From the listing below, copy word for word every line starting at the one that includes "Convert this chart to matplotlib code." and ending at the one that includes "ax.set_xlim(-1.01, 1.01); ax.set_ylim(-1.01, 1.01)"; the pictures are omitted.
━━━━━ DATA TO USE ━━━━━
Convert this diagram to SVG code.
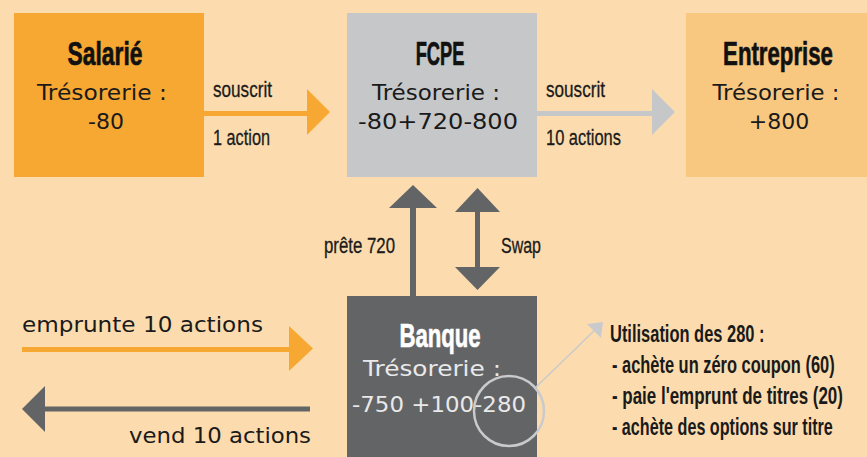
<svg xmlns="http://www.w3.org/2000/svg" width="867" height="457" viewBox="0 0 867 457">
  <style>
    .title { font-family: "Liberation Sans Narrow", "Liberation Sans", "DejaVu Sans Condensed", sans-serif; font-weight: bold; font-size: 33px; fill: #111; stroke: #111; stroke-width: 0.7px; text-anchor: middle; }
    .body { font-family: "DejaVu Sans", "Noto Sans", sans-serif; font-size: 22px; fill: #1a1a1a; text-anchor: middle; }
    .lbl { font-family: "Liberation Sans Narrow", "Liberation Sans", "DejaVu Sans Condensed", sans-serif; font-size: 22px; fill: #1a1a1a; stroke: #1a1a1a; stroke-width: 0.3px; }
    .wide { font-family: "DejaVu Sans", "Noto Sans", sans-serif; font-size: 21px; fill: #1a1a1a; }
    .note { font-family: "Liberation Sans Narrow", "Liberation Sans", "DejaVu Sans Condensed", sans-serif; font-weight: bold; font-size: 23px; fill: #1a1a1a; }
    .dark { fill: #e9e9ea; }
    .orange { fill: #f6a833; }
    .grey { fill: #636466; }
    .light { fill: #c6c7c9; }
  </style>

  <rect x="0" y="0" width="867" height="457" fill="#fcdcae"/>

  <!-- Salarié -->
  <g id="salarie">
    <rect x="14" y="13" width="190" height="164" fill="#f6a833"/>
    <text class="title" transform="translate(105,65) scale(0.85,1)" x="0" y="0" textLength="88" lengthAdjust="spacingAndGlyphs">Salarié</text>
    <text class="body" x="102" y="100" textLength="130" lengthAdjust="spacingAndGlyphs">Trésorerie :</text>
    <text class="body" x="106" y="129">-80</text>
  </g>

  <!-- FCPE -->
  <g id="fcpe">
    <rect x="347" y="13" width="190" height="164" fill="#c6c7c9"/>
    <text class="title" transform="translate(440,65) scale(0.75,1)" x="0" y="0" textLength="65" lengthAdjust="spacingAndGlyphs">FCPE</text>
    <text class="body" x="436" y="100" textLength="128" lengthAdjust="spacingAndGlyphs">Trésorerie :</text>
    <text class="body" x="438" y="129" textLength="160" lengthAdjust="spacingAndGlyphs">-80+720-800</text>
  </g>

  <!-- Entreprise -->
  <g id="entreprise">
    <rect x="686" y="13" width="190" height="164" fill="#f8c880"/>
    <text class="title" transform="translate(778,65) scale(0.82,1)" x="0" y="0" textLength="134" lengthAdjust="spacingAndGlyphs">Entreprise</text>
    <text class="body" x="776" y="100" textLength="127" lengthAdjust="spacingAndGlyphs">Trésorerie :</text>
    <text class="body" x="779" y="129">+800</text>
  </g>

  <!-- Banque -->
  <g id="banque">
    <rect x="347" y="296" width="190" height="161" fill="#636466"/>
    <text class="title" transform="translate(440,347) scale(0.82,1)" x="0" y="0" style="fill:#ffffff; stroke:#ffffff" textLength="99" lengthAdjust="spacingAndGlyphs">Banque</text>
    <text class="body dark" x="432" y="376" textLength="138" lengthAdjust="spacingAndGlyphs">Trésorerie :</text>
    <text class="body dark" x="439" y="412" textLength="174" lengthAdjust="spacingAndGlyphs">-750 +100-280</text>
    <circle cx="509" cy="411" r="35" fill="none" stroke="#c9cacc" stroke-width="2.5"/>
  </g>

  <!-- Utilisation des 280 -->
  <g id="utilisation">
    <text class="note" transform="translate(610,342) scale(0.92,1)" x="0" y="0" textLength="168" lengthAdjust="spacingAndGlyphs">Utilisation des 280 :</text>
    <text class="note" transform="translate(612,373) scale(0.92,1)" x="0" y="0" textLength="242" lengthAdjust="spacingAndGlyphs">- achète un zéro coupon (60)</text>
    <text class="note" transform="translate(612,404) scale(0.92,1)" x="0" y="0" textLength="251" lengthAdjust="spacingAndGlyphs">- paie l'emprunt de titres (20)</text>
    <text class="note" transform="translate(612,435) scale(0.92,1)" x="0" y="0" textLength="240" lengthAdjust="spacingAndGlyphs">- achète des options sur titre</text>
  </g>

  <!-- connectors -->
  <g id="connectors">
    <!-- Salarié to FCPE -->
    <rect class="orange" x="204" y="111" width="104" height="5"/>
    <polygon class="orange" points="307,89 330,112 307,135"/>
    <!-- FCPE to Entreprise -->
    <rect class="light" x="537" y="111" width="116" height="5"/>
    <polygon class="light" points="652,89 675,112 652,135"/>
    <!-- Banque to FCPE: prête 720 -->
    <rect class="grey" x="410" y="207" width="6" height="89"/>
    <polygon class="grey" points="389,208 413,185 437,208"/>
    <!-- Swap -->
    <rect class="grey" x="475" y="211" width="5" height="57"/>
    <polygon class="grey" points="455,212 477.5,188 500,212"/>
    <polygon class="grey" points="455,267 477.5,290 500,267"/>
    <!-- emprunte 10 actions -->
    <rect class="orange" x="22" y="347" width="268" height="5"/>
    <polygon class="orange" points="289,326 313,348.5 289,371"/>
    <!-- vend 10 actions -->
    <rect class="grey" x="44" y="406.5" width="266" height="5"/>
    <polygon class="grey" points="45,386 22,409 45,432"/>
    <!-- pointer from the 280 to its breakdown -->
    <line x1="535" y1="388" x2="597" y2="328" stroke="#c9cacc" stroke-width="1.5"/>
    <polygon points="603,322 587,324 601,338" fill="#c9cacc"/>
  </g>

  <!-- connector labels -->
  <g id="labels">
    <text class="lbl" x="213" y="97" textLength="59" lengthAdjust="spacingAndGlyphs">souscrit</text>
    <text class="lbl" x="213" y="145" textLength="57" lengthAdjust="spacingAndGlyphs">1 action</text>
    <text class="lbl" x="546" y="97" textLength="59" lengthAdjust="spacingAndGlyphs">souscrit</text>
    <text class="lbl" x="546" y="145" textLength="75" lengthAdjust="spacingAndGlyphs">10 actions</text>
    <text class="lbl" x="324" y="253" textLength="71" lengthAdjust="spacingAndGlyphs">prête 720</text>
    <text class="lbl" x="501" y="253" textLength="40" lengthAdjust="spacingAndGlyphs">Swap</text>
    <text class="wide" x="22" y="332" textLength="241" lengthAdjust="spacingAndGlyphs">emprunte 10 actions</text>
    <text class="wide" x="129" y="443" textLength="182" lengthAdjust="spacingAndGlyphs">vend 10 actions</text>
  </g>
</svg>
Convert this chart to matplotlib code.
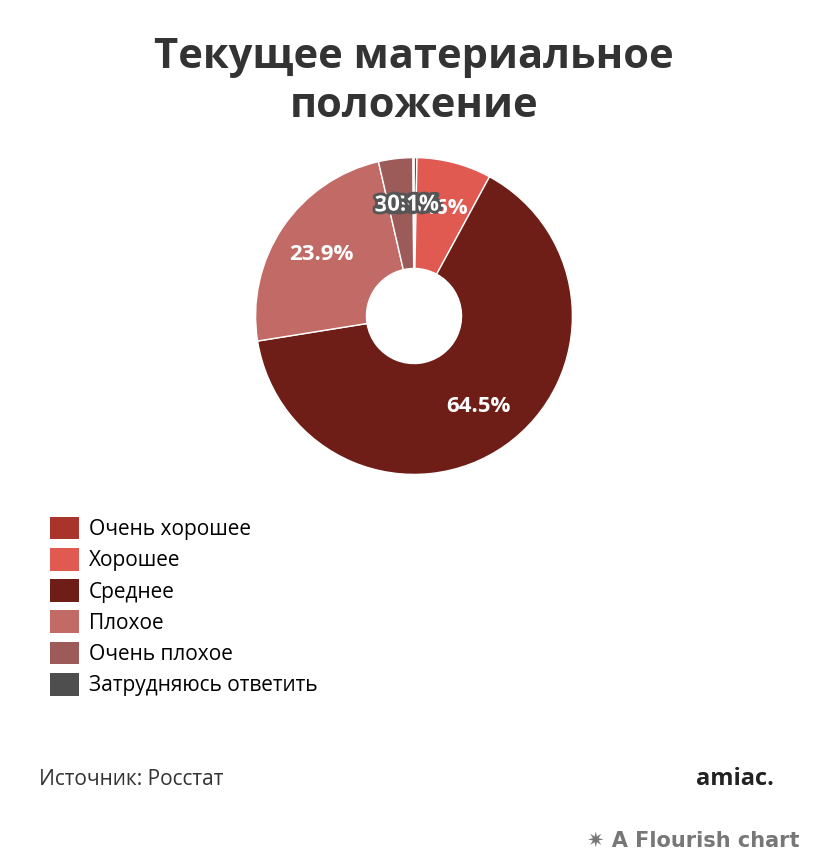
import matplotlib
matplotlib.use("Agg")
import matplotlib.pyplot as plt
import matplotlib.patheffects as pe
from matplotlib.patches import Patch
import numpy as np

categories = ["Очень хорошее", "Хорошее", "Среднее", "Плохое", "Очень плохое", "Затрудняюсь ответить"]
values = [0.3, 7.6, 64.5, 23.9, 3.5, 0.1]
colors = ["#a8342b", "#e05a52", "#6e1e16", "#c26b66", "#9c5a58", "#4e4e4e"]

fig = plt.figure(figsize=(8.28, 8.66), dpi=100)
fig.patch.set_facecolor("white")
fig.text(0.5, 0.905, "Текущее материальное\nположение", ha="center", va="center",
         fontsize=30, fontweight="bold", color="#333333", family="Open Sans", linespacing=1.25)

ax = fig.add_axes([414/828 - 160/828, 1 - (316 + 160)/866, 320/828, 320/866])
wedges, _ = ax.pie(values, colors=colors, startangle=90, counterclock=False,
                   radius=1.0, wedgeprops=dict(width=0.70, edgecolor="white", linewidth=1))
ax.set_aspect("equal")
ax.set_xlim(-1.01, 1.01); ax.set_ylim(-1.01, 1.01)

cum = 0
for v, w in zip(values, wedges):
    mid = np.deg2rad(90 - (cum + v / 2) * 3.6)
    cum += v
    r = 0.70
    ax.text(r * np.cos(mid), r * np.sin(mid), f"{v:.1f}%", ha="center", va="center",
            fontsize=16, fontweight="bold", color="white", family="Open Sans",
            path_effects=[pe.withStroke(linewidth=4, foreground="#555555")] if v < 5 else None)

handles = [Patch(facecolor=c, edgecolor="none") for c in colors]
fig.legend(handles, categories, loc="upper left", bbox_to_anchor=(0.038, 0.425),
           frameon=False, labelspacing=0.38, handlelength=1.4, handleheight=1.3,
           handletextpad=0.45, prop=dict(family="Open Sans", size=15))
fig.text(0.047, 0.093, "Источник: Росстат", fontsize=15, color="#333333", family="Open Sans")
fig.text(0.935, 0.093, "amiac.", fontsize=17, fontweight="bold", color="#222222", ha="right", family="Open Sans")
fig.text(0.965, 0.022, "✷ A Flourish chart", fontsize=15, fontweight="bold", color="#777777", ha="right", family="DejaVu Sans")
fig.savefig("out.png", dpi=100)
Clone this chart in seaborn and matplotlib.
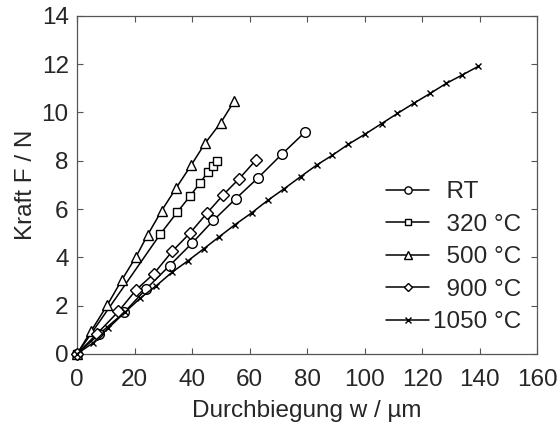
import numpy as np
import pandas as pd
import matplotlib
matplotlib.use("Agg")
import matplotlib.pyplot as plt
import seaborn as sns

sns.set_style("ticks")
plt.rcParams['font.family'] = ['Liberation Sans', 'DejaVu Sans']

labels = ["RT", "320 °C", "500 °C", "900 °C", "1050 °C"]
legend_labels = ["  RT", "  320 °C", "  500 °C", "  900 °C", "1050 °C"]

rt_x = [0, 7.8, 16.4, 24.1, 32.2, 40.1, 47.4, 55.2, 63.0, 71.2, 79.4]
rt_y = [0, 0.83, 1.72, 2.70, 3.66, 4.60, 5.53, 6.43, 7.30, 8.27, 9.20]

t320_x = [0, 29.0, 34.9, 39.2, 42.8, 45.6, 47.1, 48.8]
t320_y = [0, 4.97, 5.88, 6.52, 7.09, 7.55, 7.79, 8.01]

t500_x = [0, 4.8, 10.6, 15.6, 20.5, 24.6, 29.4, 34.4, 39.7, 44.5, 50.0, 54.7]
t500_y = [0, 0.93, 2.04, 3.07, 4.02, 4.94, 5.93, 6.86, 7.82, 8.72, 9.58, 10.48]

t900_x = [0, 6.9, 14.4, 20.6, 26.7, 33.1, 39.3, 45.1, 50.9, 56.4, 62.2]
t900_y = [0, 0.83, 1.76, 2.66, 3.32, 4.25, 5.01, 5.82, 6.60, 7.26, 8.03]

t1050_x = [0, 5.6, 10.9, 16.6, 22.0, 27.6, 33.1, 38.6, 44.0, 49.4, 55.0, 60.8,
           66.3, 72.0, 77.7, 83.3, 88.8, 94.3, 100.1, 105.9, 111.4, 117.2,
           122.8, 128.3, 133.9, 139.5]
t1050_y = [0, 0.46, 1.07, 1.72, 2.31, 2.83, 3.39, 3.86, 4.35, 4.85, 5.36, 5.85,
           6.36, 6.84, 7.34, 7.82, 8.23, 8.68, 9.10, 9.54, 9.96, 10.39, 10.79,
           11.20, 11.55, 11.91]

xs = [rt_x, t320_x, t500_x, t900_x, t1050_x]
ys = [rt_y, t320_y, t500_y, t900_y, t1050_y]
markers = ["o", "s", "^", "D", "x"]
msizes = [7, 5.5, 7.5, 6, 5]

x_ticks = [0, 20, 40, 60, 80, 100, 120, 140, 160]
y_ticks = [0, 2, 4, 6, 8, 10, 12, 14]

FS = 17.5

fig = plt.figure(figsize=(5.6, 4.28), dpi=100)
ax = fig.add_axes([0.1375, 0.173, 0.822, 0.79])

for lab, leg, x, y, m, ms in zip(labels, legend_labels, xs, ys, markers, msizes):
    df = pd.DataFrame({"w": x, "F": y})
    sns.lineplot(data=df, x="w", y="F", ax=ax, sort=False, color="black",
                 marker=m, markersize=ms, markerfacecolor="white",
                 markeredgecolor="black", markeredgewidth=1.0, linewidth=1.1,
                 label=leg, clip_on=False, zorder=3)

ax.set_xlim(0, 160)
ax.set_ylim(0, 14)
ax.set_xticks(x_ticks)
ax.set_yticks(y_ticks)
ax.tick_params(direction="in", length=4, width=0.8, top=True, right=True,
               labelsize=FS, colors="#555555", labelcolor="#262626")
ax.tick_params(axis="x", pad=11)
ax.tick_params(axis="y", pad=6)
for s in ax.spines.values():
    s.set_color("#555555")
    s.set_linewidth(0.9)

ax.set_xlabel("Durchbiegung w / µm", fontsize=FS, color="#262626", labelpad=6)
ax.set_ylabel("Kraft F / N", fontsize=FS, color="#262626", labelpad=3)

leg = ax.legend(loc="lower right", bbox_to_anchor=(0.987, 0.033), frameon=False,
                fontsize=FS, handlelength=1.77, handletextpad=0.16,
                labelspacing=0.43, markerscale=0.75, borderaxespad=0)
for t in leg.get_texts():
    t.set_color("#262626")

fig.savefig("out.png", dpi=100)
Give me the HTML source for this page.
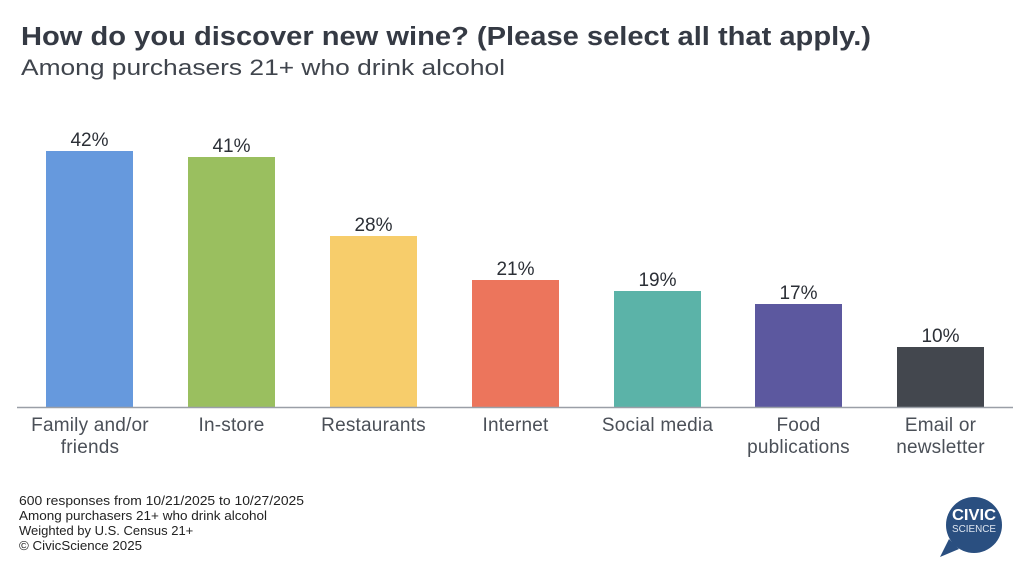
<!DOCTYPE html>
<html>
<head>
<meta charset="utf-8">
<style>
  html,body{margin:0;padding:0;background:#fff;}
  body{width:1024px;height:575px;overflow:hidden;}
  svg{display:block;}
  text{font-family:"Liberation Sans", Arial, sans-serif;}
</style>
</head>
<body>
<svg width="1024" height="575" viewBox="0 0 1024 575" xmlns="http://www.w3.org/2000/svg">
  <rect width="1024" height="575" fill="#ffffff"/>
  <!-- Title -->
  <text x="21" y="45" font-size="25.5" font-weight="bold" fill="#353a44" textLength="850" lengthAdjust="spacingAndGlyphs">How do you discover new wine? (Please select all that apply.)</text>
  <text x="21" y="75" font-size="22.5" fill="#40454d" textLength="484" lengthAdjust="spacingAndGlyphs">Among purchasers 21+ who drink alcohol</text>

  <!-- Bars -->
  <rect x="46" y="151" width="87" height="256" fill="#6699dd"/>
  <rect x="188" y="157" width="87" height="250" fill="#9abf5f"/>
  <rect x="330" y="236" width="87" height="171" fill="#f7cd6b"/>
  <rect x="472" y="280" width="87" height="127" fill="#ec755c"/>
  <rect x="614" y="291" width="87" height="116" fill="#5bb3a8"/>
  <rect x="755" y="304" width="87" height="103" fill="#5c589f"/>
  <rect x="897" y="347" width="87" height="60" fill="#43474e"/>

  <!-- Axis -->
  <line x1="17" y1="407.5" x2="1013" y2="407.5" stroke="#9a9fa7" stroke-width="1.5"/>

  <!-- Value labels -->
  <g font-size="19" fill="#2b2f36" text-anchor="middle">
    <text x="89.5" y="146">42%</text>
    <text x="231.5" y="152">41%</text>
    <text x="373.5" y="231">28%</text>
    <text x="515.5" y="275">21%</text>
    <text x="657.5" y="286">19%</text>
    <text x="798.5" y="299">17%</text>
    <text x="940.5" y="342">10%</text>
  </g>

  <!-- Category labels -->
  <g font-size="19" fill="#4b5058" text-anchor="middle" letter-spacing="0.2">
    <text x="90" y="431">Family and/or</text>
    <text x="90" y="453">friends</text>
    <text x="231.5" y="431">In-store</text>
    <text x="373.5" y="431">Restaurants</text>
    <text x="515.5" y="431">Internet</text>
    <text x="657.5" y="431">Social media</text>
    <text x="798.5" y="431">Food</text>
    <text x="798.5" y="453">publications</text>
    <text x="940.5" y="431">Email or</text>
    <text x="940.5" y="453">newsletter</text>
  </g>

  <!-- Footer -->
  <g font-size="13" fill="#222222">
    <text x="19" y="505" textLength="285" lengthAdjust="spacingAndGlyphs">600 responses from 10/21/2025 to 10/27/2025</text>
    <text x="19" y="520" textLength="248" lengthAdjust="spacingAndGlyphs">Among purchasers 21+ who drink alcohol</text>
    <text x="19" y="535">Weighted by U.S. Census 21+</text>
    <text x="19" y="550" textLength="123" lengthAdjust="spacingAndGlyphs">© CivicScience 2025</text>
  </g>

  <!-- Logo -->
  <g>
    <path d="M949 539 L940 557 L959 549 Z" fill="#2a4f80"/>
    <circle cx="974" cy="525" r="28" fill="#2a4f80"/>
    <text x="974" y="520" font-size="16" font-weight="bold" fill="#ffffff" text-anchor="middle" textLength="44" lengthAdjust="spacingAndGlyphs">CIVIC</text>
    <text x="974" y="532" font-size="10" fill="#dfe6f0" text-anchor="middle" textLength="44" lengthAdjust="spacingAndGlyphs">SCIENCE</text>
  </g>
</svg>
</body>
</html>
━━━━━
# REPLY TO THE TASK:
Convert this chart to matplotlib code.
import matplotlib
matplotlib.use("Agg")
import matplotlib.pyplot as plt
import matplotlib.patheffects as pe
from matplotlib.patches import Patch
import numpy as np

categories = ["Очень хорошее", "Хорошее", "Среднее", "Плохое", "Очень плохое", "Затрудняюсь ответить"]
values = [0.3, 7.6, 64.5, 23.9, 3.5, 0.1]
colors = ["#a8342b", "#e05a52", "#6e1e16", "#c26b66", "#9c5a58", "#4e4e4e"]

fig = plt.figure(figsize=(8.28, 8.66), dpi=100)
fig.patch.set_facecolor("white")
fig.text(0.5, 0.905, "Текущее материальное\nположение", ha="center", va="center",
         fontsize=30, fontweight="bold", color="#333333", family="Open Sans", linespacing=1.25)

ax = fig.add_axes([414/828 - 160/828, 1 - (316 + 160)/866, 320/828, 320/866])
wedges, _ = ax.pie(values, colors=colors, startangle=90, counterclock=False,
                   radius=1.0, wedgeprops=dict(width=0.70, edgecolor="white", linewidth=1))
ax.set_aspect("equal")
ax.set_xlim(-1.01, 1.01); ax.set_ylim(-1.01, 1.01)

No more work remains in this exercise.